Records with drawing code:
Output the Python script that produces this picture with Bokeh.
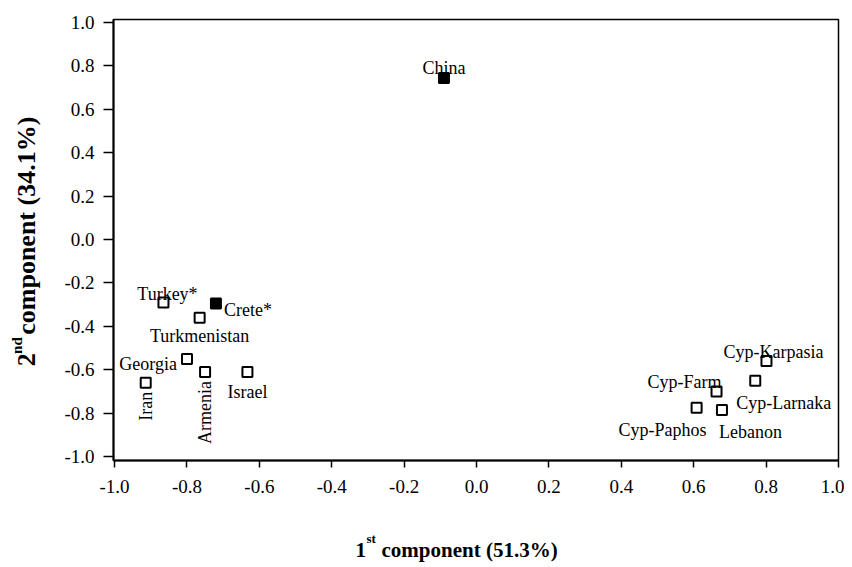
import math
from bokeh.plotting import figure
from bokeh.layouts import row, column
from bokeh.models import Range1d, Label, FixedTicker, CustomJSTickFormatter
from bokeh.core.properties import value
from bokeh.embed import file_html
from bokeh.resources import INLINE

# ---- data ----
names = ["China", "Turkey*", "Crete*", "Turkmenistan", "Georgia", "Armenia",
         "Israel", "Iran", "Cyp-Karpasia", "Cyp-Larnaka", "Cyp-Farm",
         "Cyp-Paphos", "Lebanon"]
comp1 = [-0.09, -0.865, -0.72, -0.765, -0.80, -0.75, -0.633, -0.914,
         0.801, 0.770, 0.663, 0.608, 0.678]
comp2 = [0.745, -0.29, -0.295, -0.36, -0.55, -0.61, -0.61, -0.66,
         -0.56, -0.65, -0.70, -0.775, -0.785]
filled = [True, False, True, False, False, False, False, False,
          False, False, False, False, False]
x_ticks = [-1.0, -0.8, -0.6, -0.4, -0.2, 0.0, 0.2, 0.4, 0.6, 0.8, 1.0]
y_ticks = [-1.0, -0.8, -0.6, -0.4, -0.2, 0.0, 0.2, 0.4, 0.6, 0.8, 1.0]
x_title = ("1", "st", "component (51.3%)")
y_title = ("2", "nd", "component (34.1%)")

# ---- label placement (style/layout) ----
# name: (x_offset, y_offset, align, baseline, angle)
label_layout = {
    "China":        (0, 10, "center", "alphabetic", 0),
    "Turkey*":      (4, 9, "center", "alphabetic", 0),
    "Crete*":       (8, -6, "left", "alphabetic", 0),
    "Turkmenistan": (0, -18, "center", "alphabetic", 0),
    "Georgia":      (-10, -5, "right", "alphabetic", 0),
    "Armenia":      (0, -9, "right", "middle", math.pi / 2),
    "Israel":       (0, -20, "center", "alphabetic", 0),
    "Iran":         (0, -9, "right", "middle", math.pi / 2),
    "Cyp-Karpasia": (7, 9, "center", "alphabetic", 0),
    "Cyp-Larnaka":  (-19, -22, "left", "alphabetic", 0),
    "Cyp-Farm":     (-32, 9, "center", "alphabetic", 0),
    "Cyp-Paphos":   (-34, -22, "center", "alphabetic", 0),
    "Lebanon":      (-3, -22, "left", "alphabetic", 0),
}

FONT = "Liberation Serif"
TOTAL_W = 844
YT_W = 50                      # width of the y-title strip
MAIN_H = 505
XT_H = 59                      # height of the x-title strip
BL, BR, BT, BB = 113 - YT_W, 6, 19, 45
X0, X1 = -1.003, 1.0
Y0, Y1 = -1.018, 1.014

p = figure(width=TOTAL_W - YT_W, height=MAIN_H, output_backend="svg",
           toolbar_location=None,
           x_range=Range1d(X0, X1), y_range=Range1d(Y0, Y1),
           min_border_left=BL, min_border_right=BR,
           min_border_top=BT, min_border_bottom=BB)
p.background_fill_color = "white"
p.border_fill_color = "white"
p.outline_line_color = "black"
p.outline_line_width = 1.5
p.xgrid.visible = False
p.ygrid.visible = False

fmt = CustomJSTickFormatter(code="return tick.toFixed(1);")
for ax, ticks in ((p.xaxis[0], x_ticks), (p.yaxis[0], y_ticks)):
    ax.ticker = FixedTicker(ticks=ticks)
    ax.formatter = fmt
    ax.minor_tick_line_color = None
    ax.major_tick_in = 0
    ax.axis_line_width = 2
    ax.axis_line_color = "black"
    ax.major_tick_line_width = 1.5
    ax.major_tick_line_color = "black"
    ax.major_label_text_font = FONT
    ax.major_label_text_font_size = "19px"
    ax.major_label_text_color = "black"
p.xaxis[0].major_tick_out = 7
p.xaxis[0].major_label_standoff = 12
p.yaxis[0].major_tick_out = 10
p.yaxis[0].major_label_standoff = 9

fill = ["black" if f else "white" for f in filled]
p.scatter(x=comp1, y=comp2, marker="square", size=10, fill_color=fill,
          line_color="black", line_width=2)

for n, xv, yv in zip(names, comp1, comp2):
    xo, yo, al, bl, ang = label_layout[n]
    p.add_layout(Label(x=xv, y=yv, text=n, x_offset=xo, y_offset=yo,
                       text_align=al, text_baseline=bl, angle=ang,
                       text_font=FONT, text_font_size="18px",
                       text_color="black"))


def strip(w, h):
    f = figure(width=w, height=h, output_backend="svg", toolbar_location=None,
               x_range=Range1d(0, w), y_range=Range1d(0, h),
               x_axis_type=None, y_axis_type=None,
               min_border=0, min_border_left=0, min_border_right=0,
               min_border_top=0, min_border_bottom=0)
    f.outline_line_color = None
    f.xgrid.visible = False
    f.ygrid.visible = False
    f.background_fill_color = "white"
    f.border_fill_color = "white"
    return f


def put(f, x, y, txt, size, angle=0.0):
    f.text(x=[x], y=[y], text=[txt], angle=angle,
           text_font=value(FONT), text_font_size=value(size),
           text_font_style=value("bold"), text_color="black",
           text_align=value("left"), text_baseline=value("alphabetic"))


# x title strip: page y 505..564 ; convert page coords to strip coords
xt = strip(TOTAL_W, XT_H)
def xs(py):
    return MAIN_H + XT_H - py
put(xt, 355, xs(549), x_title[0], "21px")
put(xt, 366, xs(538), x_title[1], "13px")
put(xt, 381, xs(549), x_title[2], "21px")

# y title strip: page x 0..50, y 0..505
yt = strip(YT_W, MAIN_H)
def ys(py):
    return MAIN_H - py
put(yt, 26, ys(397), y_title[0], "26px", math.pi / 2)
put(yt, 16, ys(383), y_title[1], "15px", math.pi / 2)
put(yt, 26, ys(361), y_title[2], "26px", math.pi / 2)

layout = column(row(yt, p), xt)
open("out.html", "w").write(file_html(layout, INLINE))
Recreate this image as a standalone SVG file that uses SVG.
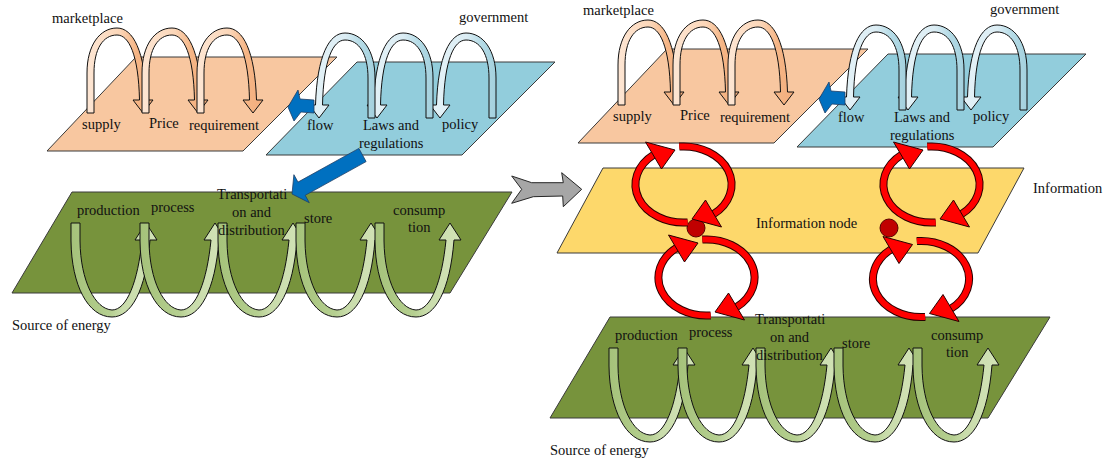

• DESCRIPTION OF THE TASK
Copy out all of the data word for word. Do not carry over any picture.

• CORRECT ANSWER
Output the Python script that produces this picture with Bokeh.
import math
from bokeh.plotting import figure
from bokeh.layouts import row, column
from bokeh.models import Range1d, Label, FixedTicker, CustomJSTickFormatter
from bokeh.core.properties import value
from bokeh.embed import file_html
from bokeh.resources import INLINE

# ---- data ----
names = ["China", "Turkey*", "Crete*", "Turkmenistan", "Georgia", "Armenia",
         "Israel", "Iran", "Cyp-Karpasia", "Cyp-Larnaka", "Cyp-Farm",
         "Cyp-Paphos", "Lebanon"]
comp1 = [-0.09, -0.865, -0.72, -0.765, -0.80, -0.75, -0.633, -0.914,
         0.801, 0.770, 0.663, 0.608, 0.678]
comp2 = [0.745, -0.29, -0.295, -0.36, -0.55, -0.61, -0.61, -0.66,
         -0.56, -0.65, -0.70, -0.775, -0.785]
filled = [True, False, True, False, False, False, False, False,
          False, False, False, False, False]
x_ticks = [-1.0, -0.8, -0.6, -0.4, -0.2, 0.0, 0.2, 0.4, 0.6, 0.8, 1.0]
y_ticks = [-1.0, -0.8, -0.6, -0.4, -0.2, 0.0, 0.2, 0.4, 0.6, 0.8, 1.0]
x_title = ("1", "st", "component (51.3%)")
y_title = ("2", "nd", "component (34.1%)")

# ---- label placement (style/layout) ----
# name: (x_offset, y_offset, align, baseline, angle)
label_layout = {
    "China":        (0, 10, "center", "alphabetic", 0),
    "Turkey*":      (4, 9, "center", "alphabetic", 0),
    "Crete*":       (8, -6, "left", "alphabetic", 0),
    "Turkmenistan": (0, -18, "center", "alphabetic", 0),
    "Georgia":      (-10, -5, "right", "alphabetic", 0),
    "Armenia":      (0, -9, "right", "middle", math.pi / 2),
    "Israel":       (0, -20, "center", "alphabetic", 0),
    "Iran":         (0, -9, "right", "middle", math.pi / 2),
    "Cyp-Karpasia": (7, 9, "center", "alphabetic", 0),
    "Cyp-Larnaka":  (-19, -22, "left", "alphabetic", 0),
    "Cyp-Farm":     (-32, 9, "center", "alphabetic", 0),
    "Cyp-Paphos":   (-34, -22, "center", "alphabetic", 0),
    "Lebanon":      (-3, -22, "left", "alphabetic", 0),
}

FONT = "Liberation Serif"
TOTAL_W = 844
YT_W = 50                      # width of the y-title strip
MAIN_H = 505
XT_H = 59                      # height of the x-title strip
BL, BR, BT, BB = 113 - YT_W, 6, 19, 45
X0, X1 = -1.003, 1.0
Y0, Y1 = -1.018, 1.014

p = figure(width=TOTAL_W - YT_W, height=MAIN_H, output_backend="svg",
           toolbar_location=None,
           x_range=Range1d(X0, X1), y_range=Range1d(Y0, Y1),
           min_border_left=BL, min_border_right=BR,
           min_border_top=BT, min_border_bottom=BB)
p.background_fill_color = "white"
p.border_fill_color = "white"
p.outline_line_color = "black"
p.outline_line_width = 1.5
p.xgrid.visible = False
p.ygrid.visible = False

fmt = CustomJSTickFormatter(code="return tick.toFixed(1);")
for ax, ticks in ((p.xaxis[0], x_ticks), (p.yaxis[0], y_ticks)):
    ax.ticker = FixedTicker(ticks=ticks)
    ax.formatter = fmt
    ax.minor_tick_line_color = None
    ax.major_tick_in = 0
    ax.axis_line_width = 2
    ax.axis_line_color = "black"
    ax.major_tick_line_width = 1.5
    ax.major_tick_line_color = "black"
    ax.major_label_text_font = FONT
    ax.major_label_text_font_size = "19px"
    ax.major_label_text_color = "black"
p.xaxis[0].major_tick_out = 7
p.xaxis[0].major_label_standoff = 12
p.yaxis[0].major_tick_out = 10
p.yaxis[0].major_label_standoff = 9

fill = ["black" if f else "white" for f in filled]
p.scatter(x=comp1, y=comp2, marker="square", size=10, fill_color=fill,
          line_color="black", line_width=2)

for n, xv, yv in zip(names, comp1, comp2):
    xo, yo, al, bl, ang = label_layout[n]
    p.add_layout(Label(x=xv, y=yv, text=n, x_offset=xo, y_offset=yo,
                       text_align=al, text_baseline=bl, angle=ang,
                       text_font=FONT, text_font_size="18px",
                       text_color="black"))


def strip(w, h):
    f = figure(width=w, height=h, output_backend="svg", toolbar_location=None,
               x_range=Range1d(0, w), y_range=Range1d(0, h),
               x_axis_type=None, y_axis_type=None,
               min_border=0, min_border_left=0, min_border_right=0,
               min_border_top=0, min_border_bottom=0)
    f.outline_line_color = None
    f.xgrid.visible = False
    f.ygrid.visible = False
    f.background_fill_color = "white"
    f.border_fill_color = "white"
    return f


def put(f, x, y, txt, size, angle=0.0):
    f.text(x=[x], y=[y], text=[txt], angle=angle,
           text_font=value(FONT), text_font_size=value(size),
           text_font_style=value("bold"), text_color="black",
           text_align=value("left"), text_baseline=value("alphabetic"))


# x title strip: page y 505..564 ; convert page coords to strip coords
xt = strip(TOTAL_W, XT_H)
def xs(py):
    return MAIN_H + XT_H - py
put(xt, 355, xs(549), x_title[0], "21px")
put(xt, 366, xs(538), x_title[1], "13px")
put(xt, 381, xs(549), x_title[2], "21px")

# y title strip: page x 0..50, y 0..505
yt = strip(YT_W, MAIN_H)
def ys(py):
    return MAIN_H - py
put(yt, 26, ys(397), y_title[0], "26px", math.pi / 2)
put(yt, 16, ys(383), y_title[1], "15px", math.pi / 2)
put(yt, 26, ys(361), y_title[2], "26px", math.pi / 2)

layout = column(row(yt, p), xt)
open("out.html", "w").write(file_html(layout, INLINE))
Recreate this image as a standalone SVG file that uses SVG.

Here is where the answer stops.